By purging his suit, Cooper, clinging to the
Lewis & Clark’s debris, manages to make it back to the
Horizon and the three survivors plan to escape. The corridors become awash in blood, the central tank explodes (reminiscent of the elevators disgorging a torrent of blood in
The Shining) and Miller is trapped in the gravity room by the spectre of Corrick who is literally the Burning Man. Corrick reveals himself to be Weir, now re-incorporated and with his eyes back in place and after a brutal scuffle, Miller detonates the bombs in the main corridor, sending himself and Weir straight to hell through the black hole.
Almost three months later, the survivors of the debacle are found in the grav-couches by a rescue team, one of whom tells Starck that “They’re fine, they’re with us. You’re with us!” and flips his visor up to reveal Weir………………….
Liberate tutemei……..ex inferis…..This was the first film that I saw advertised on the internet ~ this was also the first time that I ever used the net. It was rated 18 in South Africa and for some odd reason, I chose to walk to the cinema, rather than take my car. That was a choice that I later regretted as the film started at 22h00 and I only got home after midnight, walking five miles with the horrific images from this film pounding in my head. The bed never felt so good, but I slept with the light on that night. With my Teddy bear, I should add.

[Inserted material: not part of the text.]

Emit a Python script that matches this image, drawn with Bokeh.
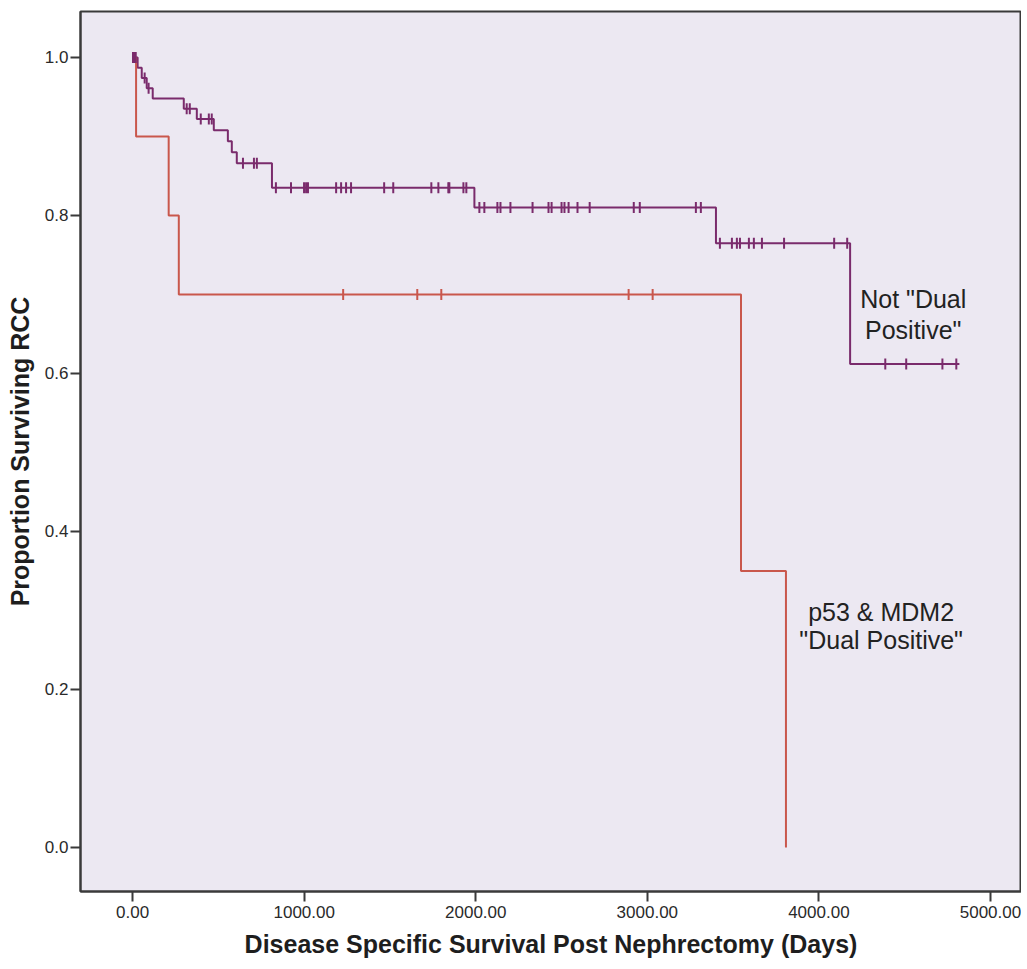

Event Horizon ~ even in it’s present truncated form as allegedly, 20 minutes were cut out of it for an R rating ~ is a viscerally exciting, gory and at times funny production which tips its’ hat to films like
Alien and
The Shining. The big screen is ideally the place to see this and it is sad that twenty minutes were excised from the final edit so as not to receive the dreaded NC-17 rating. What is even sadder to me, as a film archivist, is that this footage was not preserved in order to hopefully one day, make a director’s cut and re-issue it.
The one thing ~ aside from the gory subject matter of Paul W S Anderson’s film ~ that disturbs me is how everyone’s eyes in the film seem to look, as though they were mirrors. In fact, this whole film seems to be about eyes and seeing, also the more horrific thing about losing your eyes and still being able to see, not unlike Ray Milland in
The Man With The X Ray Eyes. The script by Phillip Eisner is great, as is the eerie, otherworldly music by the late Michael Kamen and the atmospheric photography by the late Adrian Biddle. The production and art design is equally creepy and the visual effects are stunning indeed, with not much discernible CG work anywhere, even on the models.
Event Horizon is a truly great film, way ahead of its’ time and one that is winning a late but well-deserved revival and recognition on DVD……the film archivist that I am would however like to kick the film’s producers up the bum for destroying the edited footage instead of preserving it.